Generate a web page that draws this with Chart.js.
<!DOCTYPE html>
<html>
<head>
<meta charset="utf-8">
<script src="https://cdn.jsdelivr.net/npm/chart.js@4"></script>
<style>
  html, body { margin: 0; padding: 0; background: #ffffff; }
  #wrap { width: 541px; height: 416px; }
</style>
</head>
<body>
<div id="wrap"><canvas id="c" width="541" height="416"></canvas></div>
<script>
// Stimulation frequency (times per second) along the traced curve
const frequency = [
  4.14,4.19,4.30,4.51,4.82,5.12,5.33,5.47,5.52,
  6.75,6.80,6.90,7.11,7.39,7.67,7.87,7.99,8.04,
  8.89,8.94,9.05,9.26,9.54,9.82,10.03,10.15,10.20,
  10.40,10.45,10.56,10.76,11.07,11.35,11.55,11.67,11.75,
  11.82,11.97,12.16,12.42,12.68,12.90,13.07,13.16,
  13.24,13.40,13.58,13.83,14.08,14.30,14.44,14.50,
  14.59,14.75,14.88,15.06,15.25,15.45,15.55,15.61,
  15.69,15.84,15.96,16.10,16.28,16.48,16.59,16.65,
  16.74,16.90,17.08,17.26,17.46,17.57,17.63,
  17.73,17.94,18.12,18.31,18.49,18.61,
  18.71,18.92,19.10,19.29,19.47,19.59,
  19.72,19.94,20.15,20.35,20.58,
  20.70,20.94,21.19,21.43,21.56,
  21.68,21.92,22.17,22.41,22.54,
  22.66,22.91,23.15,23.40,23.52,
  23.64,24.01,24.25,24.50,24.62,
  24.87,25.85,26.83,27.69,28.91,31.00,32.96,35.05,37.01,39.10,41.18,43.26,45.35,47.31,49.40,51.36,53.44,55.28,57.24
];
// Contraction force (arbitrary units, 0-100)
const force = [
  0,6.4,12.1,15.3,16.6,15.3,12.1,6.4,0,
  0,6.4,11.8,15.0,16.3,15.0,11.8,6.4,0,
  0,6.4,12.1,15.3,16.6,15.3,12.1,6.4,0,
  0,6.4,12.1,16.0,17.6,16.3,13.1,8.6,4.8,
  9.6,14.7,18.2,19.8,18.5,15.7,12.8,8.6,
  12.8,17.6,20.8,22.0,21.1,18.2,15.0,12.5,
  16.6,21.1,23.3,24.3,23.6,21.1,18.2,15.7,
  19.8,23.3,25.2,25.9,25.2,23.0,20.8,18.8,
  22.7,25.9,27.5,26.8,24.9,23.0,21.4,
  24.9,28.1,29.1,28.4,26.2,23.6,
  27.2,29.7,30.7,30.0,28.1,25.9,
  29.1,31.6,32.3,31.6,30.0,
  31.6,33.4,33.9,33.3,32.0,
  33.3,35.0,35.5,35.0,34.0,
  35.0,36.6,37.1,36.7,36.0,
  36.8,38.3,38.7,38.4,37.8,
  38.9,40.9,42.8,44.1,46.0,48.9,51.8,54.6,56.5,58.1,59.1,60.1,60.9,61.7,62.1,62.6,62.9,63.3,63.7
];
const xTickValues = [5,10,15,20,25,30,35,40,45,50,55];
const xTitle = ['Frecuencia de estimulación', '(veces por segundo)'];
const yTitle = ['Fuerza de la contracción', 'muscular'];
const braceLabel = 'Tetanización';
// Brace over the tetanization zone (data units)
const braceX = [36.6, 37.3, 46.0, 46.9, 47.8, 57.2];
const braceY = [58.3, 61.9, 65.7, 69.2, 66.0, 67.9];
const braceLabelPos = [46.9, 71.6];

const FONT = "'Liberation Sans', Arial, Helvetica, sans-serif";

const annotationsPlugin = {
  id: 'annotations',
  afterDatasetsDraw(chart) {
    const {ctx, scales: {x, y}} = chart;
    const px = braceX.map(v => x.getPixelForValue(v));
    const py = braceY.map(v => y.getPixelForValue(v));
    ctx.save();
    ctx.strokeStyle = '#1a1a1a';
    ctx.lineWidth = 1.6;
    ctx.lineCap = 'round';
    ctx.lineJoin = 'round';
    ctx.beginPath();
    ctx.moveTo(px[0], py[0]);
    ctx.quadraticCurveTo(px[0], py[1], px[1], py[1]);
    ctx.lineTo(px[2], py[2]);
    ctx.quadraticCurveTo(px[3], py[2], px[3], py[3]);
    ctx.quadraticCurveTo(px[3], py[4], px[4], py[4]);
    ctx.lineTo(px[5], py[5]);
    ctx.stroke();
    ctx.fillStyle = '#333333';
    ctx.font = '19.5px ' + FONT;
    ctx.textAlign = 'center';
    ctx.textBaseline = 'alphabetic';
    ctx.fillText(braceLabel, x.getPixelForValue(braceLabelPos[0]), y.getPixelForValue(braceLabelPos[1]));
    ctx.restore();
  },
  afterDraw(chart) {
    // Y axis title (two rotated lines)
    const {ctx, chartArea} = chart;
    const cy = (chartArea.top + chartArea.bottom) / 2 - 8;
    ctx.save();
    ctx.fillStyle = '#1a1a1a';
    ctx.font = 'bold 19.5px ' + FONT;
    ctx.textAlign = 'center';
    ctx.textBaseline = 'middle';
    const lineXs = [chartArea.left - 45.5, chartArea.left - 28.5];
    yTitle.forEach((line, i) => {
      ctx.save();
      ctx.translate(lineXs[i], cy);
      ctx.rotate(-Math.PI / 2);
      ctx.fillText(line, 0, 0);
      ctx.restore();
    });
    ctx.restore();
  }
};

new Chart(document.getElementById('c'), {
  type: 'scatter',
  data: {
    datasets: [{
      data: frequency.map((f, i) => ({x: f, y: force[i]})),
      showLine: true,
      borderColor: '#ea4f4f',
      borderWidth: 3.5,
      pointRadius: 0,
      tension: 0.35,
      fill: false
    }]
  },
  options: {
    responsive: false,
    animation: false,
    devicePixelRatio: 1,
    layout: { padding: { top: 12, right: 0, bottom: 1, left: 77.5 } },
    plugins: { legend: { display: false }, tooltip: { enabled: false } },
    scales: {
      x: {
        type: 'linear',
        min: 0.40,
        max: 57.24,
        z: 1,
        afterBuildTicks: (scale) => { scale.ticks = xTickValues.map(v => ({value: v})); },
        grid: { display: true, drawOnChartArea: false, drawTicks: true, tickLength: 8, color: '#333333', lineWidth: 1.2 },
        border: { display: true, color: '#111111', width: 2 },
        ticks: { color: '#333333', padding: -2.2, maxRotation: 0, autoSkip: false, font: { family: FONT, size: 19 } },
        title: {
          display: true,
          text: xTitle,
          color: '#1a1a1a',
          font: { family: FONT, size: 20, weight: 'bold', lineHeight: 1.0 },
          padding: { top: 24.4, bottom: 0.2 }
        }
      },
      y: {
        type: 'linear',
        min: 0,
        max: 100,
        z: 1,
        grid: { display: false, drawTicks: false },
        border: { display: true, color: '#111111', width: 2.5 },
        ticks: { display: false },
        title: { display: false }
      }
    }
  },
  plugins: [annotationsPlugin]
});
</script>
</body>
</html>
------------------------------------------------------------
- Set problem:
Reproduce the entire listing word for word.

- Result:
Generate a web page that draws this with Chart.js.
<!DOCTYPE html>
<html>
<head>
<meta charset="utf-8">
<script src="https://cdn.jsdelivr.net/npm/chart.js@4"></script>
<style>
  html, body { margin: 0; padding: 0; background: #ffffff; }
  #wrap { width: 541px; height: 416px; }
</style>
</head>
<body>
<div id="wrap"><canvas id="c" width="541" height="416"></canvas></div>
<script>
// Stimulation frequency (times per second) along the traced curve
const frequency = [
  4.14,4.19,4.30,4.51,4.82,5.12,5.33,5.47,5.52,
  6.75,6.80,6.90,7.11,7.39,7.67,7.87,7.99,8.04,
  8.89,8.94,9.05,9.26,9.54,9.82,10.03,10.15,10.20,
  10.40,10.45,10.56,10.76,11.07,11.35,11.55,11.67,11.75,
  11.82,11.97,12.16,12.42,12.68,12.90,13.07,13.16,
  13.24,13.40,13.58,13.83,14.08,14.30,14.44,14.50,
  14.59,14.75,14.88,15.06,15.25,15.45,15.55,15.61,
  15.69,15.84,15.96,16.10,16.28,16.48,16.59,16.65,
  16.74,16.90,17.08,17.26,17.46,17.57,17.63,
  17.73,17.94,18.12,18.31,18.49,18.61,
  18.71,18.92,19.10,19.29,19.47,19.59,
  19.72,19.94,20.15,20.35,20.58,
  20.70,20.94,21.19,21.43,21.56,
  21.68,21.92,22.17,22.41,22.54,
  22.66,22.91,23.15,23.40,23.52,
  23.64,24.01,24.25,24.50,24.62,
  24.87,25.85,26.83,27.69,28.91,31.00,32.96,35.05,37.01,39.10,41.18,43.26,45.35,47.31,49.40,51.36,53.44,55.28,57.24
];
// Contraction force (arbitrary units, 0-100)
const force = [
  0,6.4,12.1,15.3,16.6,15.3,12.1,6.4,0,
  0,6.4,11.8,15.0,16.3,15.0,11.8,6.4,0,
  0,6.4,12.1,15.3,16.6,15.3,12.1,6.4,0,
  0,6.4,12.1,16.0,17.6,16.3,13.1,8.6,4.8,
  9.6,14.7,18.2,19.8,18.5,15.7,12.8,8.6,
  12.8,17.6,20.8,22.0,21.1,18.2,15.0,12.5,
  16.6,21.1,23.3,24.3,23.6,21.1,18.2,15.7,
  19.8,23.3,25.2,25.9,25.2,23.0,20.8,18.8,
  22.7,25.9,27.5,26.8,24.9,23.0,21.4,
  24.9,28.1,29.1,28.4,26.2,23.6,
  27.2,29.7,30.7,30.0,28.1,25.9,
  29.1,31.6,32.3,31.6,30.0,
  31.6,33.4,33.9,33.3,32.0,
  33.3,35.0,35.5,35.0,34.0,
  35.0,36.6,37.1,36.7,36.0,
  36.8,38.3,38.7,38.4,37.8,
  38.9,40.9,42.8,44.1,46.0,48.9,51.8,54.6,56.5,58.1,59.1,60.1,60.9,61.7,62.1,62.6,62.9,63.3,63.7
];
const xTickValues = [5,10,15,20,25,30,35,40,45,50,55];
const xTitle = ['Frecuencia de estimulación', '(veces por segundo)'];
const yTitle = ['Fuerza de la contracción', 'muscular'];
const braceLabel = 'Tetanización';
// Brace over the tetanization zone (data units)
const braceX = [36.6, 37.3, 46.0, 46.9, 47.8, 57.2];
const braceY = [58.3, 61.9, 65.7, 69.2, 66.0, 67.9];
const braceLabelPos = [46.9, 71.6];

const FONT = "'Liberation Sans', Arial, Helvetica, sans-serif";

const annotationsPlugin = {
  id: 'annotations',
  afterDatasetsDraw(chart) {
    const {ctx, scales: {x, y}} = chart;
    const px = braceX.map(v => x.getPixelForValue(v));
    const py = braceY.map(v => y.getPixelForValue(v));
    ctx.save();
    ctx.strokeStyle = '#1a1a1a';
    ctx.lineWidth = 1.6;
    ctx.lineCap = 'round';
    ctx.lineJoin = 'round';
    ctx.beginPath();
    ctx.moveTo(px[0], py[0]);
    ctx.quadraticCurveTo(px[0], py[1], px[1], py[1]);
    ctx.lineTo(px[2], py[2]);
    ctx.quadraticCurveTo(px[3], py[2], px[3], py[3]);
    ctx.quadraticCurveTo(px[3], py[4], px[4], py[4]);
    ctx.lineTo(px[5], py[5]);
    ctx.stroke();
    ctx.fillStyle = '#333333';
    ctx.font = '19.5px ' + FONT;
    ctx.textAlign = 'center';
    ctx.textBaseline = 'alphabetic';
    ctx.fillText(braceLabel, x.getPixelForValue(braceLabelPos[0]), y.getPixelForValue(braceLabelPos[1]));
    ctx.restore();
  },
  afterDraw(chart) {
    // Y axis title (two rotated lines)
    const {ctx, chartArea} = chart;
    const cy = (chartArea.top + chartArea.bottom) / 2 - 8;
    ctx.save();
    ctx.fillStyle = '#1a1a1a';
    ctx.font = 'bold 19.5px ' + FONT;
    ctx.textAlign = 'center';
    ctx.textBaseline = 'middle';
    const lineXs = [chartArea.left - 45.5, chartArea.left - 28.5];
    yTitle.forEach((line, i) => {
      ctx.save();
      ctx.translate(lineXs[i], cy);
      ctx.rotate(-Math.PI / 2);
      ctx.fillText(line, 0, 0);
      ctx.restore();
    });
    ctx.restore();
  }
};

new Chart(document.getElementById('c'), {
  type: 'scatter',
  data: {
    datasets: [{
      data: frequency.map((f, i) => ({x: f, y: force[i]})),
      showLine: true,
      borderColor: '#ea4f4f',
      borderWidth: 3.5,
      pointRadius: 0,
      tension: 0.35,
      fill: false
    }]
  },
  options: {
    responsive: false,
    animation: false,
    devicePixelRatio: 1,
    layout: { padding: { top: 12, right: 0, bottom: 1, left: 77.5 } },
    plugins: { legend: { display: false }, tooltip: { enabled: false } },
    scales: {
      x: {
        type: 'linear',
        min: 0.40,
        max: 57.24,
        z: 1,
        afterBuildTicks: (scale) => { scale.ticks = xTickValues.map(v => ({value: v})); },
        grid: { display: true, drawOnChartArea: false, drawTicks: true, tickLength: 8, color: '#333333', lineWidth: 1.2 },
        border: { display: true, color: '#111111', width: 2 },
        ticks: { color: '#333333', padding: -2.2, maxRotation: 0, autoSkip: false, font: { family: FONT, size: 19 } },
        title: {
          display: true,
          text: xTitle,
          color: '#1a1a1a',
          font: { family: FONT, size: 20, weight: 'bold', lineHeight: 1.0 },
          padding: { top: 24.4, bottom: 0.2 }
        }
      },
      y: {
        type: 'linear',
        min: 0,
        max: 100,
        z: 1,
        grid: { display: false, drawTicks: false },
        border: { display: true, color: '#111111', width: 2.5 },
        ticks: { display: false },
        title: { display: false }
      }
    }
  },
  plugins: [annotationsPlugin]
});
</script>
</body>
</html>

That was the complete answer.